> [What you have to do]
Take the lines from the head of the listing through the one bearing "line=dict(color=col, width=4.8), connectgaps=False))" and copy them exactly, leaving every picture out.

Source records

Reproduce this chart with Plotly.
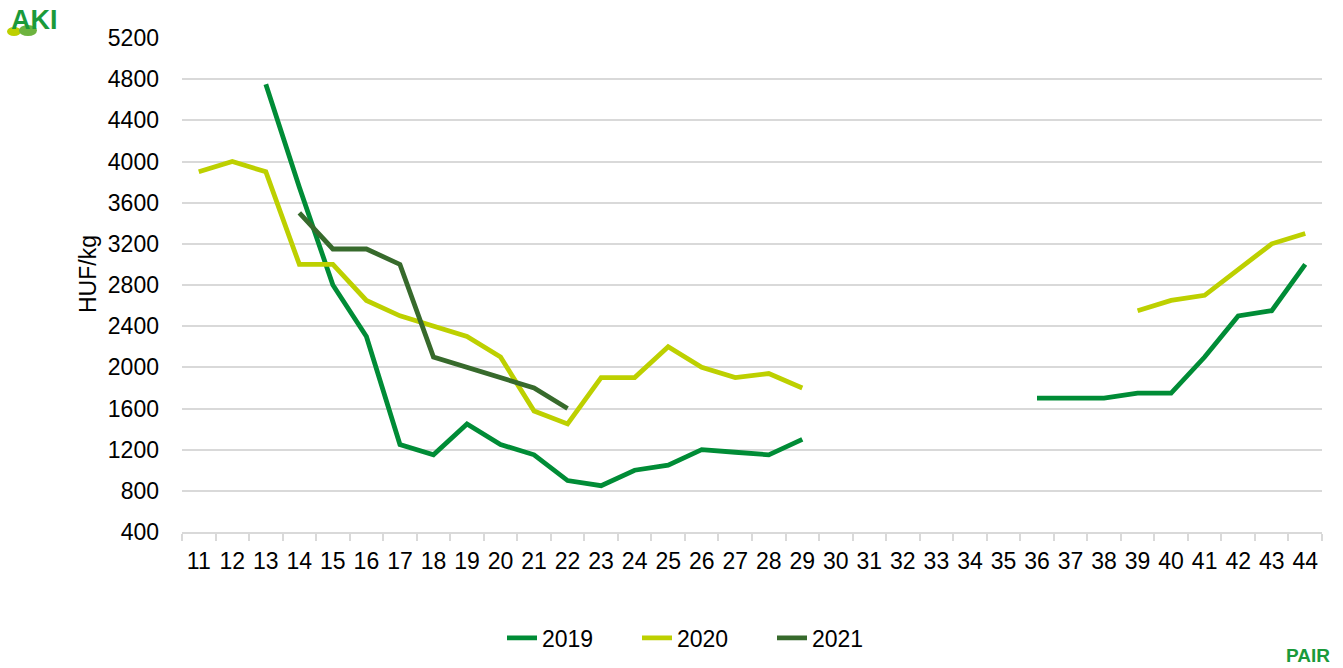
import plotly.graph_objects as go

weeks = [str(w) for w in range(11, 45)]

v2019 = [None, None, 4750, 3750, 2800, 2300, 1250, 1150, 1450, 1250, 1150, 900, 850, 1000, 1050,
         1200, 1175, 1150, 1300, None, None, None, None, None, None, 1700, 1700, 1700, 1750, 1750,
         2100, 2500, 2550, 3000]
v2020 = [3900, 4000, 3900, 3000, 3000, 2650, 2500, 2400, 2300, 2100, 1575, 1450, 1900, 1900, 2200,
         2000, 1900, 1940, 1800, None, None, None, None, None, None, None, None, None, 2550, 2650,
         2700, 2950, 3200, 3300]
v2021 = [None, None, None, 3500, 3150, 3150, 3000, 2100, 2000, 1900, 1800, 1600] + [None] * 22

series = [("2019", v2019, "#008C36"), ("2020", v2020, "#BDD000"), ("2021", v2021, "#376A2C")]

FONT = "Liberation Sans, Arial, sans-serif"
FS = 23
L, R, T, B = 182, 21, 38, 136
PW, PH = 1343 - L - R, 668 - T - B


def px(x):
    return (x - L) / PW


def py(y):
    return (668 - B - y) / PH


fig = go.Figure()
for name, vals, col in series:
    fig.add_trace(go.Scatter(x=weeks, y=vals, name=name, mode="lines",
                             line=dict(color=col, width=4.8), connectgaps=False))

fig.update_layout(
    width=1343, height=668,
    margin=dict(l=L, r=R, t=T, b=B, autoexpand=False),
    plot_bgcolor="white", paper_bgcolor="white",
    font=dict(family=FONT, size=FS, color="#000000"),
    showlegend=True,
    legend=dict(orientation="h", xanchor="left", x=px(502), yanchor="middle", y=py(638),
                font=dict(size=FS), entrywidth=90, entrywidthmode="pixels",
                itemwidth=30, tracegroupgap=0),
    xaxis=dict(type="category", categoryorder="array", categoryarray=weeks,
               range=[-0.5, len(weeks) - 0.5], autorange=False,
               showgrid=False, showline=True, linecolor="#D9D9D9", linewidth=1.5,
               ticks="outside", tickson="boundaries", ticklen=7, tickcolor="#D9D9D9",
               tickwidth=1.5, ticklabelstandoff=8, tickangle=0, tickfont=dict(size=FS),
               automargin=False),
    yaxis=dict(range=[400, 5200], dtick=400, tick0=400, showgrid=True, gridcolor="#D9D9D9",
               gridwidth=1.5, zeroline=False, showline=False, ticks="",
               ticklabelstandoff=22, tickfont=dict(size=FS), automargin=False),
    annotations=[
        dict(text="HUF/kg", textangle=-90, xref="paper", yref="paper",
             x=px(88), y=py(274), xanchor="center", yanchor="middle",
             showarrow=False, font=dict(size=FS, family=FONT)),
        dict(text="<b>AKI</b>", xref="paper", yref="paper",
             x=px(34), y=py(20), xanchor="center", yanchor="middle",
             showarrow=False, font=dict(size=27, family=FONT, color="#1A9A3A")),
        dict(text="<b>PAIR</b>", xref="paper", yref="paper",
             x=px(1308), y=py(655), xanchor="center", yanchor="middle",
             showarrow=False, font=dict(size=19, family=FONT, color="#1A9A3A")),
    ],
    shapes=[
        dict(type="circle", xref="paper", yref="paper",
             x0=px(7), x1=px(21), y0=py(36), y1=py(27),
             fillcolor="#BDD000", line=dict(width=0), layer="above"),
        dict(type="circle", xref="paper", yref="paper",
             x0=px(19), x1=px(37), y0=py(36), y1=py(25),
             fillcolor="#6DB33F", line=dict(width=0), layer="above"),
    ],
)

fig.write_html("out.html", config={"displayModeBar": False},
               post_script="document.body.style.margin='0px';")
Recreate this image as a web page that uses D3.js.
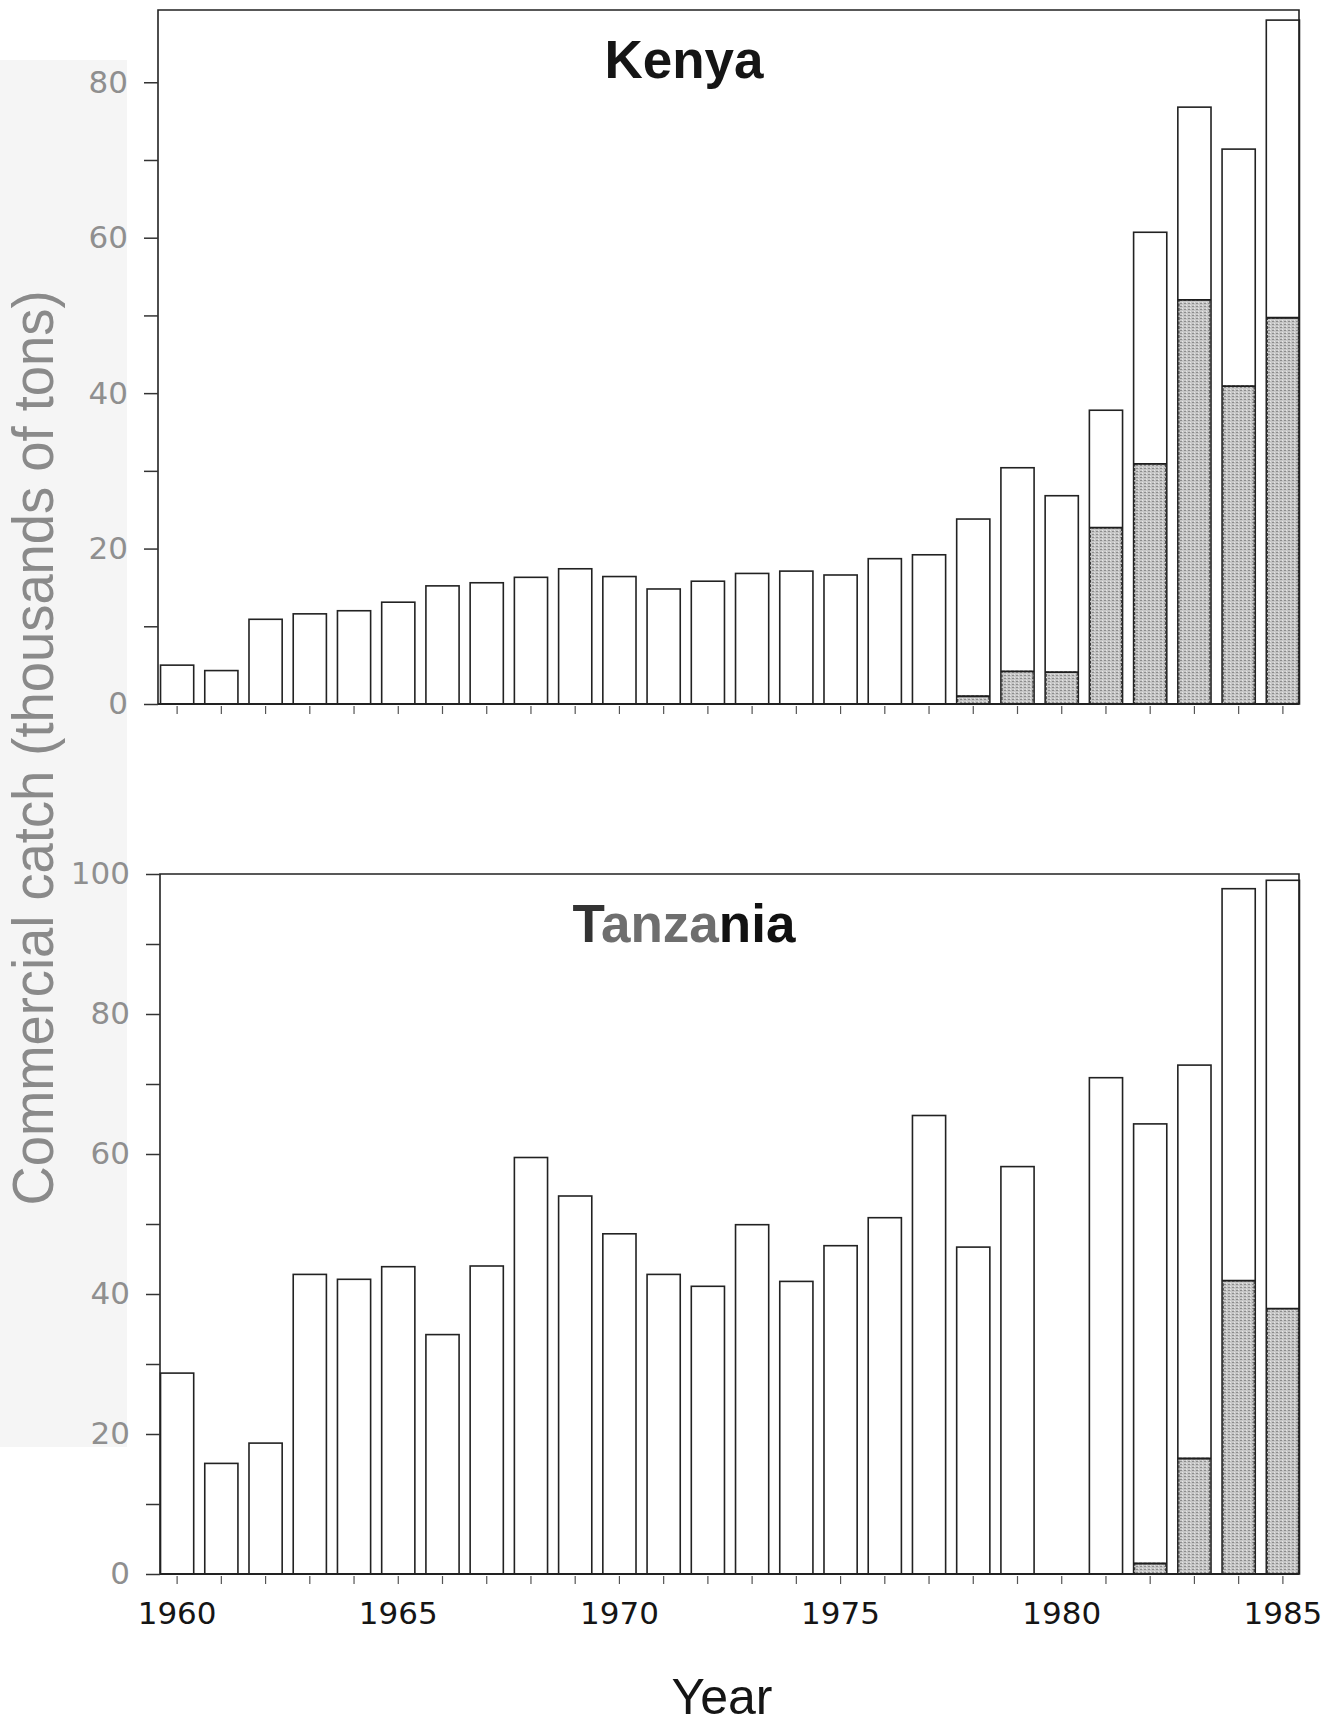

> [The solution]
Reproduce this chart with Plotly.
import plotly.graph_objects as go

weeks = [str(w) for w in range(11, 45)]

v2019 = [None, None, 4750, 3750, 2800, 2300, 1250, 1150, 1450, 1250, 1150, 900, 850, 1000, 1050,
         1200, 1175, 1150, 1300, None, None, None, None, None, None, 1700, 1700, 1700, 1750, 1750,
         2100, 2500, 2550, 3000]
v2020 = [3900, 4000, 3900, 3000, 3000, 2650, 2500, 2400, 2300, 2100, 1575, 1450, 1900, 1900, 2200,
         2000, 1900, 1940, 1800, None, None, None, None, None, None, None, None, None, 2550, 2650,
         2700, 2950, 3200, 3300]
v2021 = [None, None, None, 3500, 3150, 3150, 3000, 2100, 2000, 1900, 1800, 1600] + [None] * 22

series = [("2019", v2019, "#008C36"), ("2020", v2020, "#BDD000"), ("2021", v2021, "#376A2C")]

FONT = "Liberation Sans, Arial, sans-serif"
FS = 23
L, R, T, B = 182, 21, 38, 136
PW, PH = 1343 - L - R, 668 - T - B


def px(x):
    return (x - L) / PW


def py(y):
    return (668 - B - y) / PH


fig = go.Figure()
for name, vals, col in series:
    fig.add_trace(go.Scatter(x=weeks, y=vals, name=name, mode="lines",
                             line=dict(color=col, width=4.8), connectgaps=False))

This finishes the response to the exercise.